Recently, a four-year-old fell into the gorilla enclosure at the Cincinnati Zoo and one of the gorillas, a silverback named Harambe was shot and killed in an effort to protect the child. Witnesses say that Harambe was acting protectively over the child but a video shows the gorilla dragging the boy through the water by his foot. Some pictures show the child holding hands with the gorilla and other pictures show the child being whipped around through the water.
A petition called Justice for Harambe has surfaced claiming that the mother of the child is responsible for the gorilla’s death because she was negligent and allowed her child to climb into the enclosure. Although the petition has gotten nearly 500,000 signatures, the zoo has currently made no move to press charges. However, the question still remains: did Harambe need to die and should the child’s mother be held criminally responsible?
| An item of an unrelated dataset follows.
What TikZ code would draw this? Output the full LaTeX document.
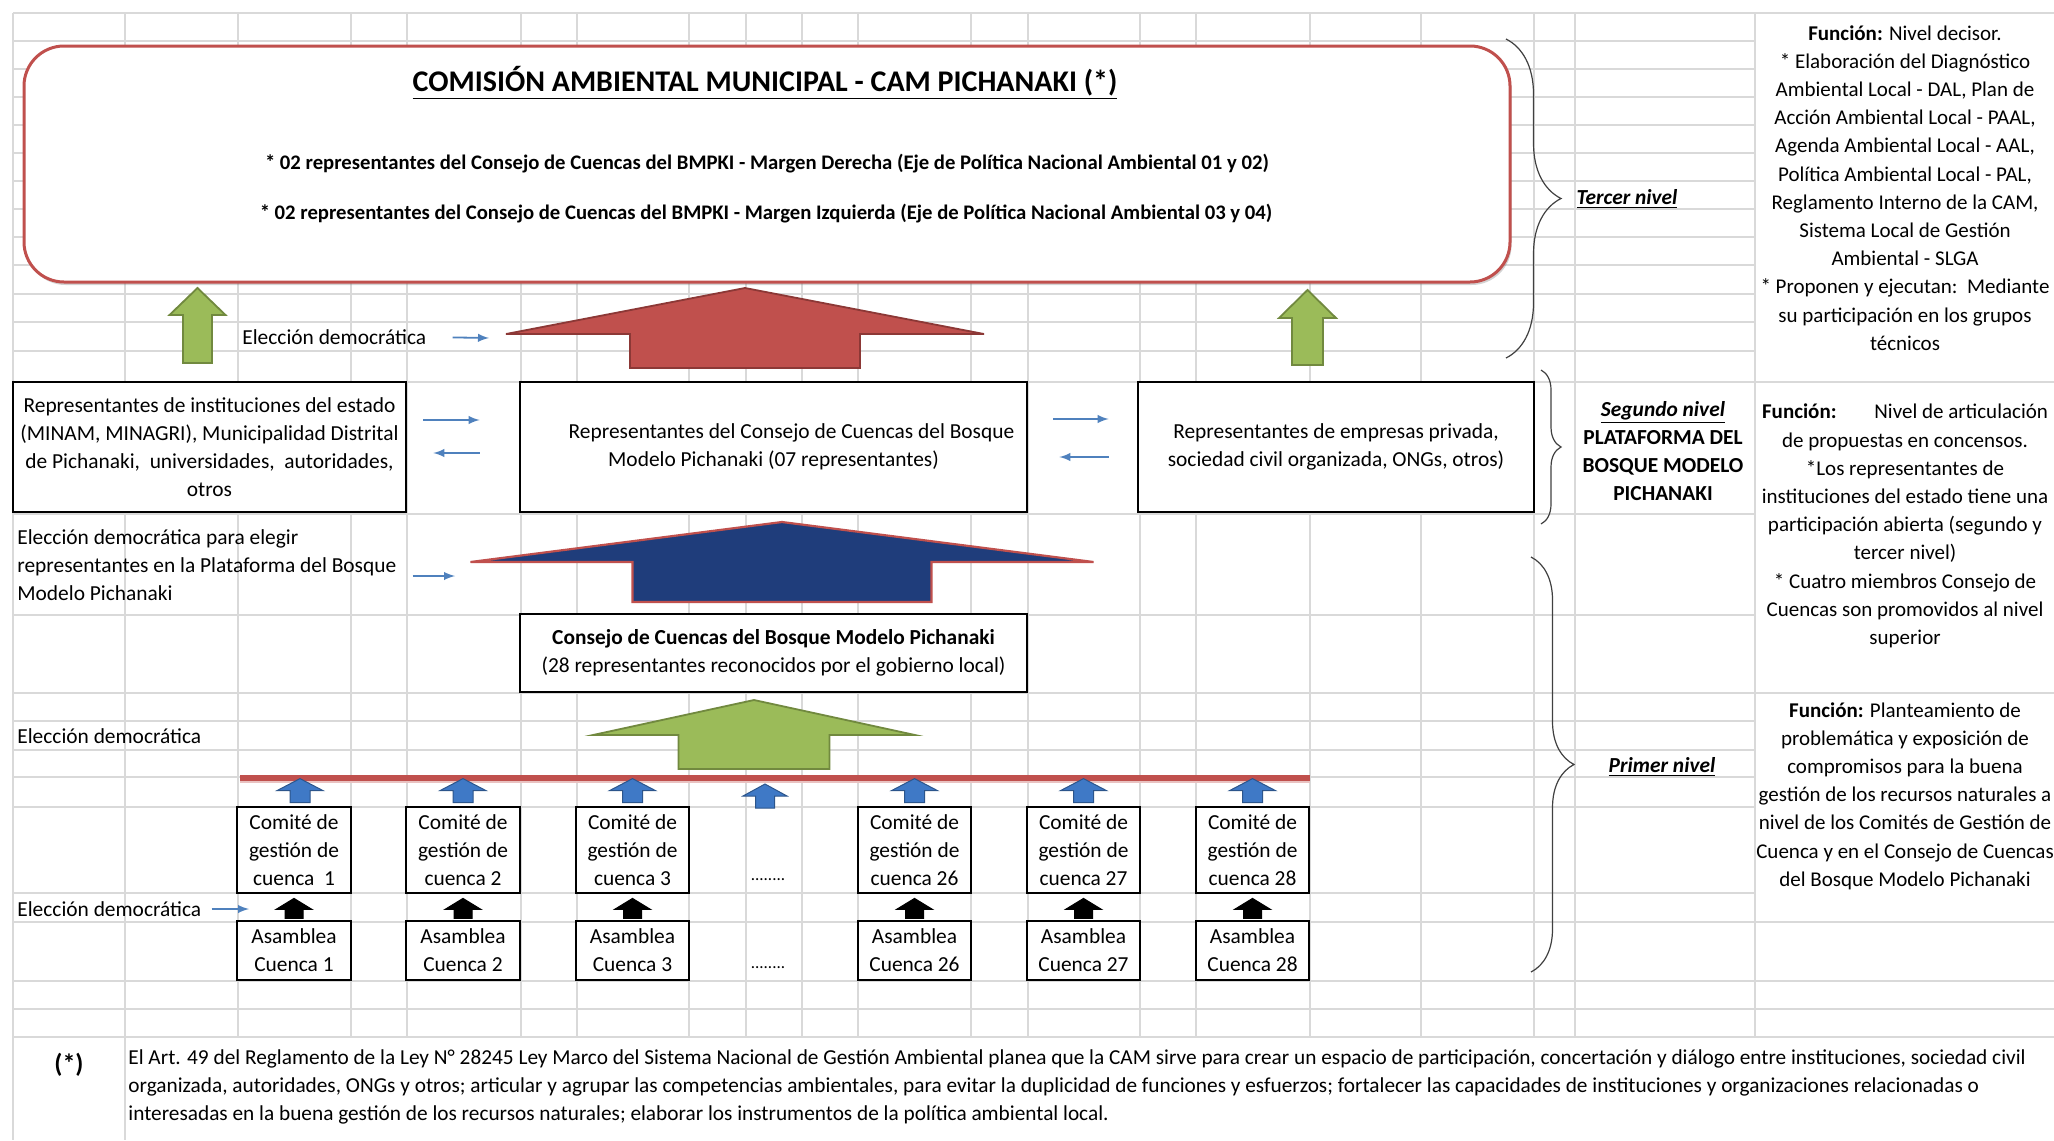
\documentclass[tikz,border=0pt]{standalone}
\usepackage{fontspec}
\setmainfont{Carlito}
\usepackage{xcolor}
\usepackage{tikz}
\usetikzlibrary{decorations}
\usetikzlibrary{decorations.pathreplacing}
\usetikzlibrary{shadows}

\definecolor{camred}{HTML}{C0504D}
\definecolor{camdarkred}{HTML}{8C3836}
\definecolor{olivegreen}{HTML}{9BBB59}
\definecolor{darkolive}{HTML}{71893F}
\definecolor{navyblue}{HTML}{1F3D7B}
\definecolor{lightblue}{HTML}{4F81BD}
\definecolor{cellblue}{HTML}{3F79C6}
\definecolor{gridgray}{HTML}{D9D9D9}

% flecha de bloque: estilo, media cabeza, alto cabeza, medio cuerpo, largo
\newcommand{\uparr}[5]{\draw[#1] (0,0) -- (#2,#3) -- (#4,#3) -- (#4,#5) -- (-#4,#5) -- (-#4,#3) -- (-#2,#3) -- cycle;}

\begin{document}
\begin{tikzpicture}[x=0.5pt,y=-0.5pt,>=latex,
	grid/.style={draw=gridgray,line width=0.7pt},
	box/.style={draw=black,line width=1.4pt,fill=white,inner sep=0pt,align=center,font=\fontsize{10.7}{14}\selectfont},
	lbl/.style={inner sep=0pt,align=left,anchor=west,font=\fontsize{10.7}{14}\selectfont},
	func/.style={inner sep=0pt,align=center,font=\fontsize{10.5}{14.1}\selectfont},
	thinarrow/.style={->,draw=lightblue,line width=0.9pt},
	greenarr/.style={fill=olivegreen,draw=darkolive,line width=0.9pt},
	bluearr/.style={fill=cellblue,draw=cellblue!70!black,line width=0.5pt},
	blackarr/.style={fill=black,draw=black,line width=0.5pt},
	nivel/.style={decorate,decoration={brace},draw=black!75,line width=0.6pt}]
\useasboundingbox (0,0) rectangle (2054,1140);

%cuadricula
\draw[grid] (13,13)--(13,1140) (125,13)--(125,1140) (238,13)--(238,1037) (351,13)--(351,1037)
	(407,13)--(407,1037) (521,13)--(521,1037) (577,13)--(577,1037) (689,13)--(689,1037)
	(746,13)--(746,1037) (802,13)--(802,1037) (858,13)--(858,1037) (971,13)--(971,1037)
	(1028,13)--(1028,1037) (1140,13)--(1140,1037) (1196,13)--(1196,1037) (1310,13)--(1310,1037)
	(1421,13)--(1421,1037) (1534,13)--(1534,1037) (1575,13)--(1575,1037) (1755,13)--(1755,1037);
\draw[grid] (13,13)--(2054,13) (13,41)--(1755,41) (13,69)--(1755,69) (13,97)--(1755,97)
	(13,125)--(1755,125) (13,153)--(1755,153) (13,181)--(1755,181) (13,209)--(1755,209)
	(13,237)--(1755,237) (13,265)--(1755,265) (13,294)--(1755,294) (13,322)--(1755,322)
	(13,351)--(1755,351) (13,382)--(2054,382) (13,514)--(1755,514) (13,615)--(1755,615)
	(13,693)--(2054,693) (13,721)--(1755,721) (13,750)--(1755,750) (13,777)--(1755,777)
	(13,807)--(1755,807) (13,893)--(1755,893) (13,922)--(2054,922) (13,981)--(2054,981)
	(13,1009)--(2054,1009) (13,1037)--(2054,1037);

%Tercer nivel
\node[draw=camred,line width=1.5pt,fill=white,rounded corners=20pt,minimum width=743pt,minimum height=118pt,
	drop shadow={shadow xshift=0.8pt,shadow yshift=-1.5pt,opacity=0.35}] (cam) at (767,164) {};
\node[inner sep=0pt,font=\bfseries\fontsize{15}{18}\selectfont] (camtitle) at (765,83) {\underline{COMISIÓN AMBIENTAL MUNICIPAL - CAM PICHANAKI (*)}};
\node[inner sep=0pt,font=\bfseries\fontsize{10.35}{12}\selectfont] (camder) at (767,164) {* 02 representantes del Consejo de Cuencas del BMPKI - Margen Derecha (Eje de Política Nacional Ambiental 01 y 02)};
\node[inner sep=0pt,font=\bfseries\fontsize{10.35}{12}\selectfont] (camizq) at (766,214) {* 02 representantes del Consejo de Cuencas del BMPKI - Margen Izquierda (Eje de Política Nacional Ambiental 03 y 04)};

\begin{scope}[shift={(197.5,288)}]
	\uparr{greenarr}{28}{27}{14.5}{75}
\end{scope}
\begin{scope}[shift={(1307.5,290)}]
	\uparr{greenarr}{28.5}{28}{15.5}{75}
\end{scope}
\begin{scope}[shift={(745,288)}]
	\uparr{fill=camred,draw=camdarkred,line width=0.9pt}{239}{46}{115}{80}
\end{scope}
\node[lbl] (elec1) at (242,337) {Elección democrática};
\coordinate (elec1tip) at (489,338);
\draw[thinarrow,shorten <=13pt] (elec1.east) -- (elec1tip);

%Segundo nivel
\node[box,minimum width=196.5pt,minimum height=65pt] (inst) at (209.5,447) {Representantes de instituciones del estado\\(MINAM, MINAGRI), Municipalidad Distrital\\de Pichanaki,\ \ universidades,\ \ autoridades,\\otros};
\node[box,minimum width=253.5pt,minimum height=65pt] (plat) at (773.5,447) {\hspace*{18pt}Representantes del Consejo de Cuencas del Bosque\\Modelo Pichanaki (07 representantes)};
\node[box,minimum width=198pt,minimum height=65pt] (priv) at (1336,447) {Representantes de empresas privada,\\sociedad civil organizada, ONGs, otros)};
\draw[thinarrow,shorten <=8pt,shorten >=19.5pt] ([yshift=13.5pt]inst.east) -- ([yshift=13.5pt]plat.west);
\draw[thinarrow,shorten <=19.5pt,shorten >=13pt] ([yshift=-3pt]plat.west) -- ([yshift=-3pt]inst.east);
\draw[thinarrow,shorten <=12.5pt,shorten >=14pt] ([yshift=14pt]plat.east) -- ([yshift=14pt]priv.west);
\draw[thinarrow,shorten <=14pt,shorten >=15.5pt] ([yshift=-5pt]priv.west) -- ([yshift=-5pt]plat.east);

\node[lbl] (elec2) at (17,565) {Elección democrática para elegir\\representantes en la Plataforma del Bosque\\Modelo Pichanaki};
\coordinate (elec2tip) at (455,576);
\draw[thinarrow,shorten <=8pt] (elec2.east |- elec2tip) -- (elec2tip);
\begin{scope}[shift={(782,522)}]
	\uparr{fill=navyblue,draw=camred,line width=1.1pt}{311.5}{40}{149.5}{80}
\end{scope}

%Primer nivel
\node[box,minimum width=253.5pt,minimum height=39pt] (consejo) at (773.5,653) {\textbf{Consejo de Cuencas del Bosque Modelo Pichanaki}\\(28 representantes reconocidos por el gobierno local)};
\node[lbl] (elec3) at (17,736) {Elección democrática};
\begin{scope}[shift={(754,700)}]
	\uparr{greenarr}{161}{35}{75.5}{69}
\end{scope}
\coordinate (lineaA) at (240,778);
\coordinate (lineaB) at (1310,778);
\draw[line width=2.6pt,camred!35] ([yshift=-1.2pt]lineaA) -- ([yshift=-1.2pt]lineaB);
\draw[line width=2.6pt,camred] (lineaA) -- (lineaB);

\node[box,minimum width=57pt,minimum height=43pt] (com1) at (294,850) {Comité de\\gestión de\\cuenca\ \ 1};
\node[box,minimum width=57pt,minimum height=43pt] (com2) at (463,850) {Comité de\\gestión de\\cuenca 2};
\node[box,minimum width=56.5pt,minimum height=43pt] (com3) at (632.5,850) {Comité de\\gestión de\\cuenca 3};
\node[box,minimum width=56.5pt,minimum height=43pt] (com26) at (914.5,850) {Comité de\\gestión de\\cuenca 26};
\node[box,minimum width=56.5pt,minimum height=43pt] (com27) at (1083.5,850) {Comité de\\gestión de\\cuenca 27};
\node[box,minimum width=56.5pt,minimum height=43pt] (com28) at (1252.5,850) {Comité de\\gestión de\\cuenca 28};
\node[inner sep=0pt,font=\fontsize{8.5}{10}\selectfont] (dots1) at (768,880) {........};

\node[box,minimum width=57pt,minimum height=29.5pt] (asa1) at (294,950.5) {Asamblea\\Cuenca 1};
\node[box,minimum width=57pt,minimum height=29.5pt] (asa2) at (463,950.5) {Asamblea\\Cuenca 2};
\node[box,minimum width=56.5pt,minimum height=29.5pt] (asa3) at (632.5,950.5) {Asamblea\\Cuenca 3};
\node[box,minimum width=56.5pt,minimum height=29.5pt] (asa26) at (914.5,950.5) {Asamblea\\Cuenca 26};
\node[box,minimum width=56.5pt,minimum height=29.5pt] (asa27) at (1083.5,950.5) {Asamblea\\Cuenca 27};
\node[box,minimum width=56.5pt,minimum height=29.5pt] (asa28) at (1252.5,950.5) {Asamblea\\Cuenca 28};
\node[inner sep=0pt,font=\fontsize{8.5}{10}\selectfont] (dots2) at (768,968) {........};

%flechas azules hacia la linea
\begin{scope}[shift={(com1.north)},xshift=3pt,yshift=13.5pt] \uparr{bluearr}{23}{12}{10}{24} \end{scope}
\begin{scope}[shift={(com2.north)},yshift=13.5pt] \uparr{bluearr}{23}{12}{10}{24} \end{scope}
\begin{scope}[shift={(com3.north)},yshift=13.5pt] \uparr{bluearr}{23}{12}{10}{24} \end{scope}
\begin{scope}[shift={(765,784)}] \uparr{bluearr}{22}{12}{9.5}{24} \end{scope}
\begin{scope}[shift={(com26.north)},yshift=13.5pt] \uparr{bluearr}{23}{12}{10}{24} \end{scope}
\begin{scope}[shift={(com27.north)},yshift=13.5pt] \uparr{bluearr}{23}{12}{10}{24} \end{scope}
\begin{scope}[shift={(com28.north)},yshift=13.5pt] \uparr{bluearr}{23}{12}{10}{24} \end{scope}

%flechas negras asamblea -> comite
\begin{scope}[shift={(com1.south)},yshift=-2pt] \uparr{blackarr}{18}{11}{9}{20} \end{scope}
\begin{scope}[shift={(com2.south)},yshift=-2pt] \uparr{blackarr}{18}{11}{9}{20} \end{scope}
\begin{scope}[shift={(com3.south)},yshift=-2pt] \uparr{blackarr}{18}{11}{9}{20} \end{scope}
\begin{scope}[shift={(com26.south)},yshift=-2pt] \uparr{blackarr}{18}{11}{9}{20} \end{scope}
\begin{scope}[shift={(com27.south)},yshift=-2pt] \uparr{blackarr}{18}{11}{9}{20} \end{scope}
\begin{scope}[shift={(com28.south)},yshift=-2pt] \uparr{blackarr}{18}{11}{9}{20} \end{scope}

\node[lbl] (elec4) at (17,909) {Elección democrática};
\coordinate (elec4tip) at (249,909);
\draw[thinarrow,shorten <=5pt] (elec4.east) -- (elec4tip);

%llaves de niveles
\coordinate (tercA) at (1506,39);
\coordinate (tercB) at (1506,358);
\draw[nivel,decoration={amplitude=27.5pt}] (tercA) -- (tercB);
\node[inner sep=0pt,font=\bfseries\itshape\fontsize{10.7}{14}\selectfont] (tercer) at (1627,199) {\underline{Tercer nivel}};
\coordinate (segA) at (1541,370);
\coordinate (segB) at (1541,524);
\draw[nivel,decoration={amplitude=10pt}] (segA) -- (segB);
\node[func,font=\bfseries\fontsize{10.7}{14}\selectfont] (segundo) at (1663,451) {\underline{\textit{Segundo nivel}}\\PLATAFORMA DEL\\BOSQUE MODELO\\PICHANAKI};
\coordinate (primA) at (1531,557);
\coordinate (primB) at (1531,972);
\draw[nivel,decoration={amplitude=21.5pt}] (primA) -- (primB);
\node[inner sep=0pt,font=\bfseries\itshape\fontsize{10.7}{14}\selectfont] (primer) at (1662,767) {\underline{Primer nivel}};

%funciones
\node[func] (func3) at (1905,188) {\textbf{Función:} Nivel decisor.\\* Elaboración del Diagnóstico\\Ambiental Local - DAL, Plan de\\Acción Ambiental Local - PAAL,\\Agenda Ambiental Local - AAL,\\Política Ambiental Local - PAL,\\Reglamento Interno de la CAM,\\Sistema Local de Gestión\\Ambiental - SLGA\\* Proponen y ejecutan:\ \ Mediante\\su participación en los grupos\\técnicos};
\node[func] (func2) at (1905,526) {\textbf{Función:}\hspace{1.8em}Nivel de articulación\\de propuestas en concensos.\\*Los representantes de\\instituciones del estado tiene una\\participación abierta (segundo y\\tercer nivel)\\* Cuatro miembros Consejo de\\Cuencas son promovidos al nivel\\superior};
\node[func] (func1) at (1905,796) {\textbf{Función:} Planteamiento de\\problemática y exposición de\\compromisos para la buena\\gestión de los recursos naturales a\\nivel de los Comités de Gestión de\\Cuenca y en el Consejo de Cuencas\\del Bosque Modelo Pichanaki};

%nota
\node[inner sep=0pt,font=\bfseries\fontsize{13}{15}\selectfont] (nota) at (69,1065) {(*)};
\node[inner sep=0pt,align=left,anchor=north west,font=\fontsize{10.65}{14}\selectfont] (notatxt) at (128,1049) {El Art. 49 del Reglamento de la Ley N° 28245 Ley Marco del Sistema Nacional de Gestión Ambiental planea que la CAM sirve para crear un espacio de participación, concertación y diálogo entre instituciones, sociedad civil\\organizada, autoridades, ONGs y otros; articular y agrupar las competencias ambientales, para evitar la duplicidad de funciones y esfuerzos; fortalecer las capacidades de instituciones y organizaciones relacionadas o\\interesadas en la buena gestión de los recursos naturales; elaborar los instrumentos de la política ambiental local.};

\end{tikzpicture}
\end{document}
First off, I want to say that Harambe’s death is a tragedy. I know the zoo-keepers are mourning the loss of Harambe and many people feel that the loss was unnecessary and unjustified. From first-hand accounts, video footage, and pictures, it does not appear that the gorilla intended to harm the child, which makes his death all the more tragic.
Now, I want to say that a child’s life is and will always be more important than a gorilla’s. The life of a gorilla is important but the value of a child’s life should not be questioned. And the second that child fell in the gorilla enclosure, his life was in danger. Yes, Harambe did not appear threatening to the child, especially in the pictures where they are holding hands. But Harambe was a 400+ lbs. animal and he dragged him through the water by his leg. He could have hurt the boy, even unintentionally. Waiting for the gorilla to calm down, tranquilizing him, bargaining, many, if not all of these options would have certainly preserved the life of Harambe. But, none of them would have ensured the life of the child and at the end of the day, the zoo keepers chose to save his life over Harambe’s.
I will not say that we as a people lack compassion and I will not say that our compassion is misplaced. Its right to be angry and sad about Harambe’s death and it’s important that we express our sympathy and condolences to the zookeepers. But I think it’s time to show some compassion to the mother and her child. All parents make mistakes and sometimes those mistakes result in a scraped knee and a few tears and sometimes the consequences are much steeper. This mother made a mistake and that mistake resulted in the death of Harambe, but I thank God that her mistake didn’t result in the death of her son. Because at the end of the day, I would rather hear about the tragic death of a gorilla than the tragic death of a child.